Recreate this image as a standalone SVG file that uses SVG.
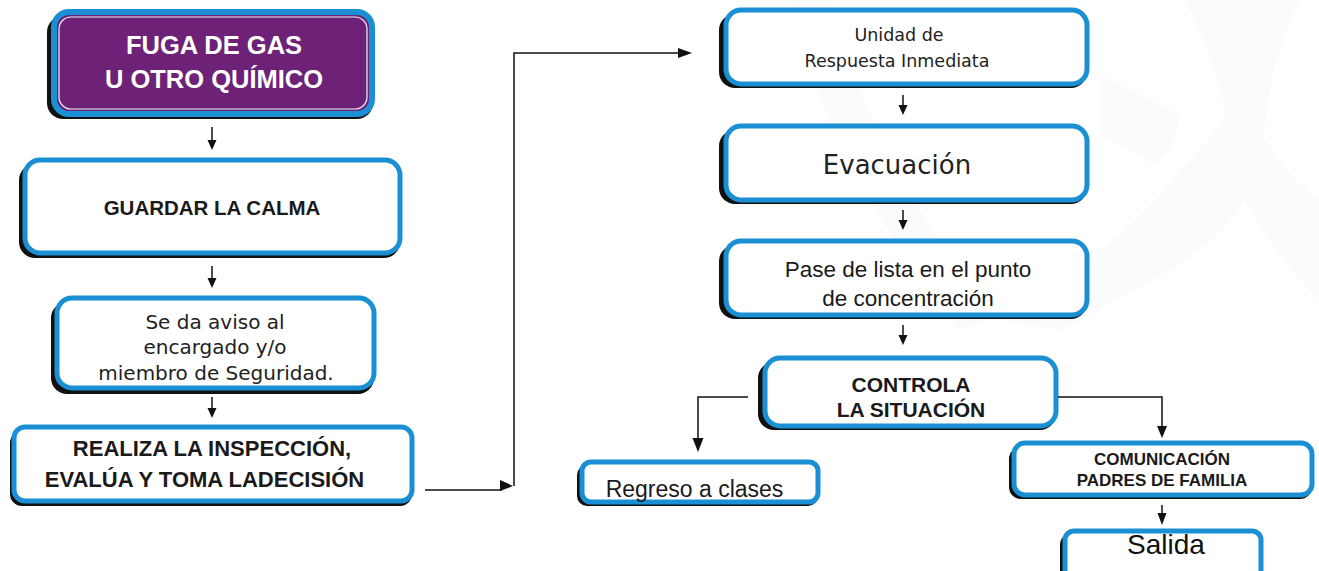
<svg xmlns="http://www.w3.org/2000/svg" width="1319" height="571" viewBox="0 0 1319 571">
<style>
.sh{fill:#101010}
.bx{fill:#fff;stroke:#1a8fd3;stroke-width:5}
.pu{fill:#6e2277;stroke:#1a8fd3;stroke-width:6}
.in{fill:none;stroke:#e8f3fa;stroke-width:1.2}
.c{font-family:"Liberation Sans",Arial,sans-serif;fill:#1a1a1a;text-anchor:middle}
.b{font-weight:bold}
.d{font-family:"DejaVu Sans",Verdana,sans-serif;fill:#222;text-anchor:middle}
.wm{fill:#f9fbfd}
.ln{fill:none;stroke:#111;stroke-width:1.5}
.ah{fill:#111}
</style>
<rect width="1319" height="571" fill="#fff"/>
<g id="watermark">
<path class="wm" d="M790 0H830Q870 150 990 320L960 330Q830 170 790 0Z"/>
<path class="wm" d="M1185 0H1300Q1270 60 1265 125L1262 135Q1290 180 1319 200V300Q1270 250 1245 200Q1220 240 1170 270Q1100 310 1060 330L1000 320Q1120 250 1180 170Q1222 130 1225 110Q1215 60 1185 0Z"/>
<path class="wm" d="M1100 75Q1150 100 1180 115Q1175 150 1155 165Q1120 145 1100 135Z"/>
</g>
<g id="n1">
<rect class="sh" x="47" y="16" width="326" height="103" rx="16"/>
<rect class="pu" x="54" y="12" width="318" height="102" rx="15"/>
<rect class="in" x="59" y="17" width="308" height="92" rx="12"/>
<text class="c b" x="214" y="54" font-size="25.5" style="fill:#fff">FUGA DE GAS</text>
<text class="c b" x="214" y="88" font-size="25.5" style="fill:#fff">U OTRO QUÍMICO</text>
</g>
<g id="n2">
<rect class="sh" x="19" y="164" width="381" height="94" rx="16"/>
<rect class="bx" x="25" y="160" width="375" height="93" rx="15"/>
<text class="c b" x="212" y="215" font-size="20.5">GUARDAR LA CALMA</text>
</g>
<g id="n3">
<rect class="sh" x="51" y="302" width="323" height="92" rx="16"/>
<rect class="bx" x="57" y="298" width="317" height="90" rx="15"/>
<text class="d" x="215" y="329" font-size="20">Se da aviso al</text>
<text class="d" x="215" y="354" font-size="20">encargado y/o</text>
<text class="d" x="216" y="380" font-size="20">miembro de Seguridad.</text>
</g>
<g id="n4">
<rect class="sh" x="10" y="431" width="402" height="75" rx="12"/>
<rect class="bx" x="14" y="427" width="398" height="74" rx="11"/>
<text class="c b" x="212" y="456" font-size="22">REALIZA LA INSPECCIÓN,</text>
<text class="c b" x="204.5" y="487" font-size="22">EVALÚA Y TOMA LADECISIÓN</text>
</g>
<g id="n5">
<rect class="sh" x="719" y="14" width="368" height="74" rx="16"/>
<rect class="bx" x="726" y="10" width="361" height="74" rx="15"/>
<text class="d" x="899" y="41" font-size="17.5">Unidad de</text>
<text class="d" x="897" y="67" font-size="17.5">Respuesta Inmediata</text>
</g>
<g id="n6">
<rect class="sh" x="719" y="130" width="368" height="74" rx="16"/>
<rect class="bx" x="726" y="126" width="361" height="74" rx="15"/>
<text class="d" x="897" y="174" font-size="26">Evacuación</text>
</g>
<g id="n7">
<rect class="sh" x="719" y="245" width="368" height="74" rx="16"/>
<rect class="bx" x="726" y="241" width="361" height="74" rx="15"/>
<text class="c" x="908" y="277" font-size="22.5">Pase de lista en el punto</text>
<text class="c" x="908" y="306" font-size="22.5">de concentración</text>
</g>
<g id="n8">
<rect class="sh" x="758" y="362" width="298" height="68" rx="16"/>
<rect class="bx" x="765" y="358" width="291" height="68" rx="15"/>
<text class="c b" x="911" y="392" font-size="21">CONTROLA</text>
<text class="c b" x="911" y="417" font-size="21">LA SITUACIÓN</text>
</g>
<g id="n9">
<rect class="sh" x="577" y="465" width="241" height="41" rx="10"/>
<rect class="bx" x="582" y="462" width="236" height="40" rx="9"/>
<text class="c" x="694.5" y="497" font-size="23">Regreso a clases</text>
</g>
<g id="n10">
<rect class="sh" x="1009" y="447" width="303" height="52" rx="12"/>
<rect class="bx" x="1014" y="443" width="298" height="52" rx="11"/>
<text class="c b" x="1162" y="465" font-size="17">COMUNICACIÓN</text>
<text class="c b" x="1162" y="486" font-size="17">PADRES DE FAMILIA</text>
</g>
<g id="n11">
<rect class="sh" x="1060" y="534" width="201" height="50" rx="10"/>
<rect class="bx" x="1065" y="531" width="196" height="50" rx="9"/>
<text class="c" x="1166" y="554" font-size="28" style="fill:#111">Salida</text>
</g>
<g id="connectors">
<path class="ln" d="M212 127V142"/><path class="ah" d="M207.5 140h9l-4.5 10z"/>
<path class="ln" d="M212 266V280"/><path class="ah" d="M207.5 278h9l-4.5 10z"/>
<path class="ln" d="M212 397V410"/><path class="ah" d="M207.5 408h9l-4.5 10z"/>
<path class="ln" d="M425 490H502"/><path class="ah" d="M500 480l13 6-13 5z"/>
<path class="ln" d="M514 486V53H680"/><path class="ah" d="M678 48l14 5-14 5z"/>
<path class="ln" d="M903 95V107"/><path class="ah" d="M898.5 105h9l-4.5 10z"/>
<path class="ln" d="M903 210V222"/><path class="ah" d="M898.5 220h9l-4.5 10z"/>
<path class="ln" d="M903 325V337"/><path class="ah" d="M898.5 335h9l-4.5 10z"/>
<path class="ln" d="M748 397H698V440"/><path class="ah" d="M692.5 438h11l-5.5 14z"/>
<path class="ln" d="M1058 397H1162V428"/><path class="ah" d="M1157 426h10l-5 12z"/>
<path class="ln" d="M1162 505V515"/><path class="ah" d="M1157.5 513h9l-4.5 12z"/>
</g>
</svg>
-=-=-=-=-
(YOUR GOAL)
Skip every picture and transcribe the data above exactly.

(COMPLETE OUTPUT)
Recreate this image as a standalone SVG file that uses SVG.
<svg xmlns="http://www.w3.org/2000/svg" width="1319" height="571" viewBox="0 0 1319 571">
<style>
.sh{fill:#101010}
.bx{fill:#fff;stroke:#1a8fd3;stroke-width:5}
.pu{fill:#6e2277;stroke:#1a8fd3;stroke-width:6}
.in{fill:none;stroke:#e8f3fa;stroke-width:1.2}
.c{font-family:"Liberation Sans",Arial,sans-serif;fill:#1a1a1a;text-anchor:middle}
.b{font-weight:bold}
.d{font-family:"DejaVu Sans",Verdana,sans-serif;fill:#222;text-anchor:middle}
.wm{fill:#f9fbfd}
.ln{fill:none;stroke:#111;stroke-width:1.5}
.ah{fill:#111}
</style>
<rect width="1319" height="571" fill="#fff"/>
<g id="watermark">
<path class="wm" d="M790 0H830Q870 150 990 320L960 330Q830 170 790 0Z"/>
<path class="wm" d="M1185 0H1300Q1270 60 1265 125L1262 135Q1290 180 1319 200V300Q1270 250 1245 200Q1220 240 1170 270Q1100 310 1060 330L1000 320Q1120 250 1180 170Q1222 130 1225 110Q1215 60 1185 0Z"/>
<path class="wm" d="M1100 75Q1150 100 1180 115Q1175 150 1155 165Q1120 145 1100 135Z"/>
</g>
<g id="n1">
<rect class="sh" x="47" y="16" width="326" height="103" rx="16"/>
<rect class="pu" x="54" y="12" width="318" height="102" rx="15"/>
<rect class="in" x="59" y="17" width="308" height="92" rx="12"/>
<text class="c b" x="214" y="54" font-size="25.5" style="fill:#fff">FUGA DE GAS</text>
<text class="c b" x="214" y="88" font-size="25.5" style="fill:#fff">U OTRO QUÍMICO</text>
</g>
<g id="n2">
<rect class="sh" x="19" y="164" width="381" height="94" rx="16"/>
<rect class="bx" x="25" y="160" width="375" height="93" rx="15"/>
<text class="c b" x="212" y="215" font-size="20.5">GUARDAR LA CALMA</text>
</g>
<g id="n3">
<rect class="sh" x="51" y="302" width="323" height="92" rx="16"/>
<rect class="bx" x="57" y="298" width="317" height="90" rx="15"/>
<text class="d" x="215" y="329" font-size="20">Se da aviso al</text>
<text class="d" x="215" y="354" font-size="20">encargado y/o</text>
<text class="d" x="216" y="380" font-size="20">miembro de Seguridad.</text>
</g>
<g id="n4">
<rect class="sh" x="10" y="431" width="402" height="75" rx="12"/>
<rect class="bx" x="14" y="427" width="398" height="74" rx="11"/>
<text class="c b" x="212" y="456" font-size="22">REALIZA LA INSPECCIÓN,</text>
<text class="c b" x="204.5" y="487" font-size="22">EVALÚA Y TOMA LADECISIÓN</text>
</g>
<g id="n5">
<rect class="sh" x="719" y="14" width="368" height="74" rx="16"/>
<rect class="bx" x="726" y="10" width="361" height="74" rx="15"/>
<text class="d" x="899" y="41" font-size="17.5">Unidad de</text>
<text class="d" x="897" y="67" font-size="17.5">Respuesta Inmediata</text>
</g>
<g id="n6">
<rect class="sh" x="719" y="130" width="368" height="74" rx="16"/>
<rect class="bx" x="726" y="126" width="361" height="74" rx="15"/>
<text class="d" x="897" y="174" font-size="26">Evacuación</text>
</g>
<g id="n7">
<rect class="sh" x="719" y="245" width="368" height="74" rx="16"/>
<rect class="bx" x="726" y="241" width="361" height="74" rx="15"/>
<text class="c" x="908" y="277" font-size="22.5">Pase de lista en el punto</text>
<text class="c" x="908" y="306" font-size="22.5">de concentración</text>
</g>
<g id="n8">
<rect class="sh" x="758" y="362" width="298" height="68" rx="16"/>
<rect class="bx" x="765" y="358" width="291" height="68" rx="15"/>
<text class="c b" x="911" y="392" font-size="21">CONTROLA</text>
<text class="c b" x="911" y="417" font-size="21">LA SITUACIÓN</text>
</g>
<g id="n9">
<rect class="sh" x="577" y="465" width="241" height="41" rx="10"/>
<rect class="bx" x="582" y="462" width="236" height="40" rx="9"/>
<text class="c" x="694.5" y="497" font-size="23">Regreso a clases</text>
</g>
<g id="n10">
<rect class="sh" x="1009" y="447" width="303" height="52" rx="12"/>
<rect class="bx" x="1014" y="443" width="298" height="52" rx="11"/>
<text class="c b" x="1162" y="465" font-size="17">COMUNICACIÓN</text>
<text class="c b" x="1162" y="486" font-size="17">PADRES DE FAMILIA</text>
</g>
<g id="n11">
<rect class="sh" x="1060" y="534" width="201" height="50" rx="10"/>
<rect class="bx" x="1065" y="531" width="196" height="50" rx="9"/>
<text class="c" x="1166" y="554" font-size="28" style="fill:#111">Salida</text>
</g>
<g id="connectors">
<path class="ln" d="M212 127V142"/><path class="ah" d="M207.5 140h9l-4.5 10z"/>
<path class="ln" d="M212 266V280"/><path class="ah" d="M207.5 278h9l-4.5 10z"/>
<path class="ln" d="M212 397V410"/><path class="ah" d="M207.5 408h9l-4.5 10z"/>
<path class="ln" d="M425 490H502"/><path class="ah" d="M500 480l13 6-13 5z"/>
<path class="ln" d="M514 486V53H680"/><path class="ah" d="M678 48l14 5-14 5z"/>
<path class="ln" d="M903 95V107"/><path class="ah" d="M898.5 105h9l-4.5 10z"/>
<path class="ln" d="M903 210V222"/><path class="ah" d="M898.5 220h9l-4.5 10z"/>
<path class="ln" d="M903 325V337"/><path class="ah" d="M898.5 335h9l-4.5 10z"/>
<path class="ln" d="M748 397H698V440"/><path class="ah" d="M692.5 438h11l-5.5 14z"/>
<path class="ln" d="M1058 397H1162V428"/><path class="ah" d="M1157 426h10l-5 12z"/>
<path class="ln" d="M1162 505V515"/><path class="ah" d="M1157.5 513h9l-4.5 12z"/>
</g>
</svg>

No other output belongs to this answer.